Sarah and her best friend Isabella (Shelley Conn) were on the verge of opening up their very own bakery, a long time shared aspiration, when Sarah died tragically, leaving behind unfulfilled dreams and a lease that Isabella was now responsible for alone, despite having lost her baker, an essential element in most bakeries, you’ll find.

Sarah’s aimless daughter Clarissa (Shannon Tarbet) and her estranged mother Mimi (Celia Imrie) decide to join her in Sarah’s stead. And Sarah’s ex, Matthew (Rupert Penry-Jones), shows up too, thank goodness, because this bakery was still very much in need of a baker, although it turns out Isabella is perfectly capable of doing the baking, she just lacked the confidence. But that’s not all Matthew’s contributing to the bakery! He’s also putting out daddy vibes, leaving Clarissa to question whether he might the mystery father she’s never known and her mother never revealed. Oh, and he makes the pretty pastries of course, which do indeed look good enough to eat, so if food porn is what you’re after, this movie’s got loads, presented rather prettily on a buffet of white platters. But for some reason, they’re just not selling. The bakery makes no money at all until they decide to rebrand and start baking up international delights to lure in London’s many and varied immigrants.

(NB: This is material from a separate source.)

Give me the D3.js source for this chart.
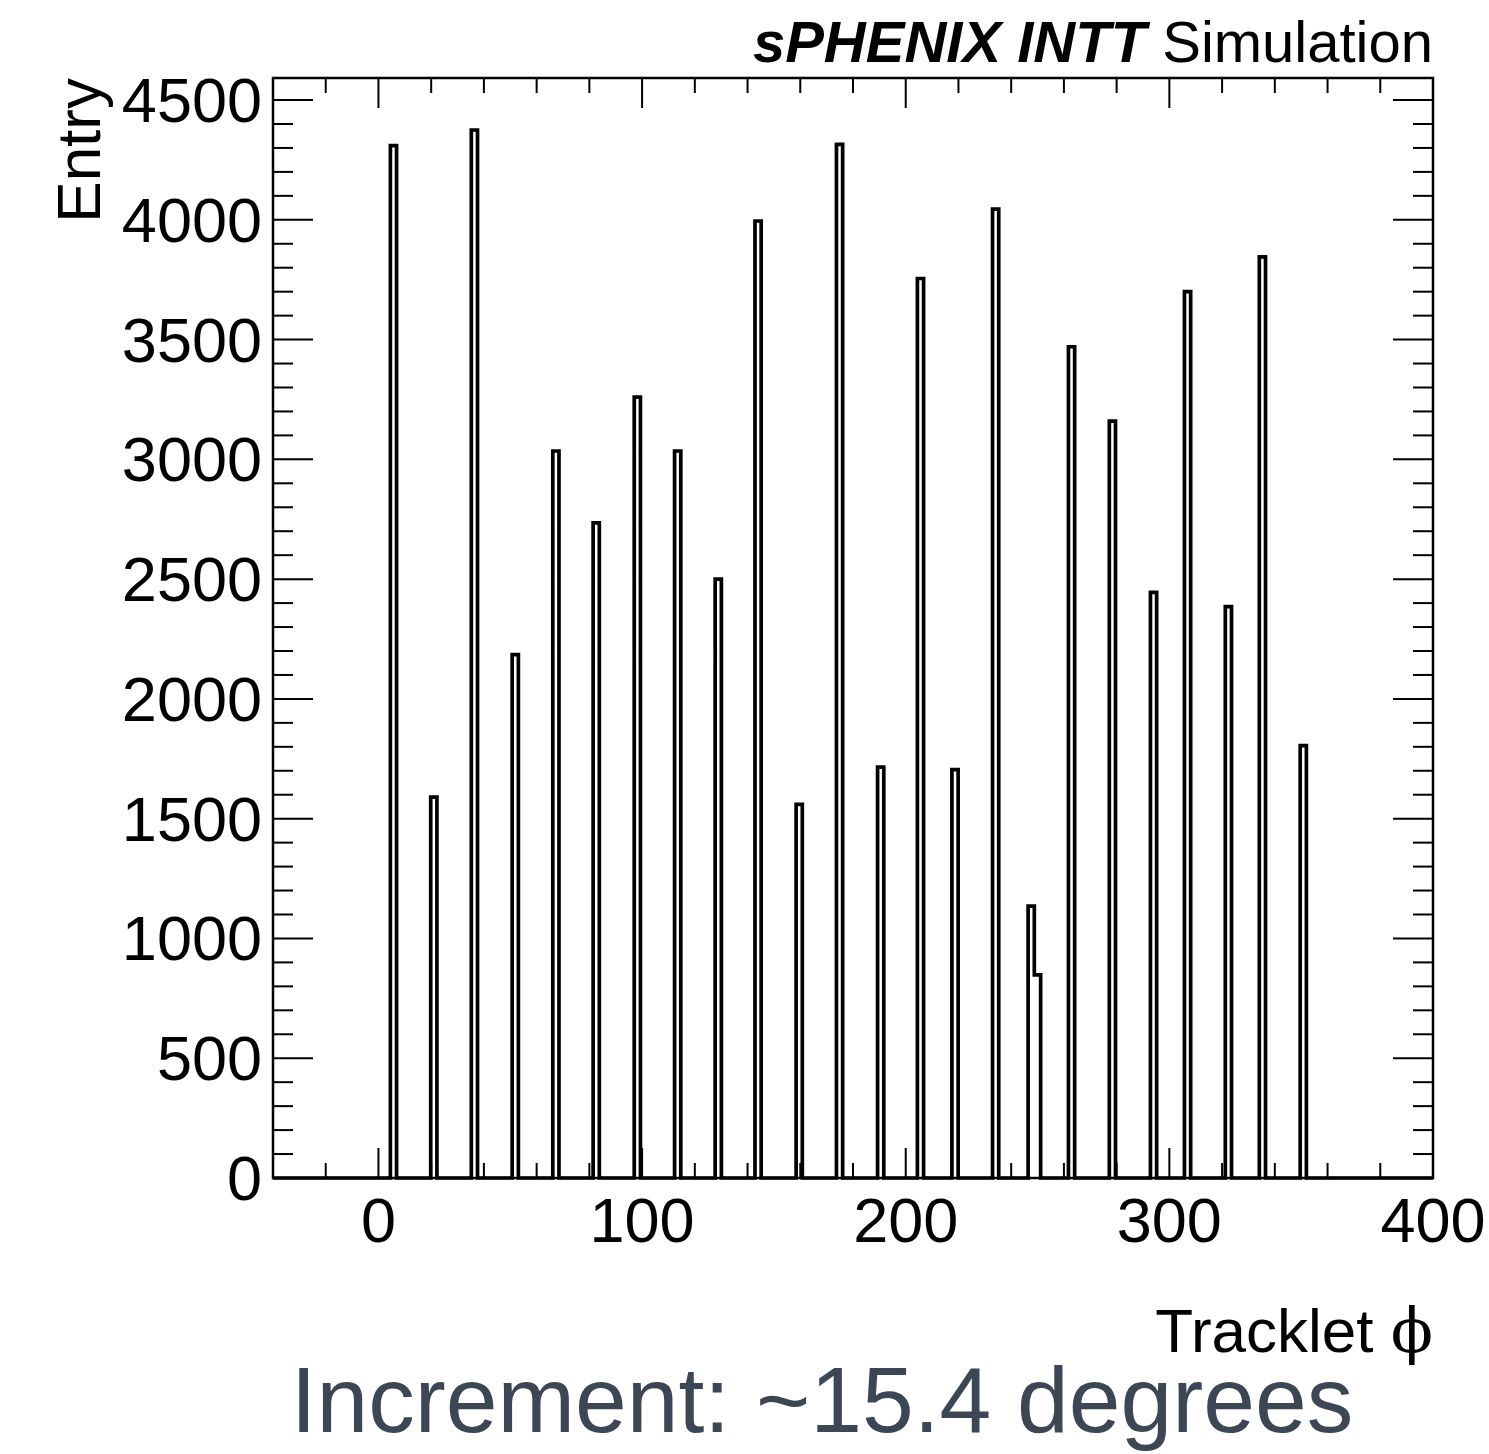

The bakery thriving or failing is almost secondary to these characters’ healing, which they’re all needing to slightly different extents. Healing takes different forms of course – romance, success, family, forgiveness – and it’s not just the bakery at work but the fact that these four people have found each other in their hour of need and created a community for themselves that fosters connection and leaves everyone just a little less isolated with their grief or their loneliness.

On a scale from “microwaving for one” to “molecular gastronomy,” Love Sarah is canned pasta sauce, not particularly complex or memorable, but easy and comforting. It’s sweet, it’s got wonderful performances, it feels good in a heartening, borderline inspirational way. It’s very watchable, and would in fact pair well with a nice slice of cake and a tall glass of milk.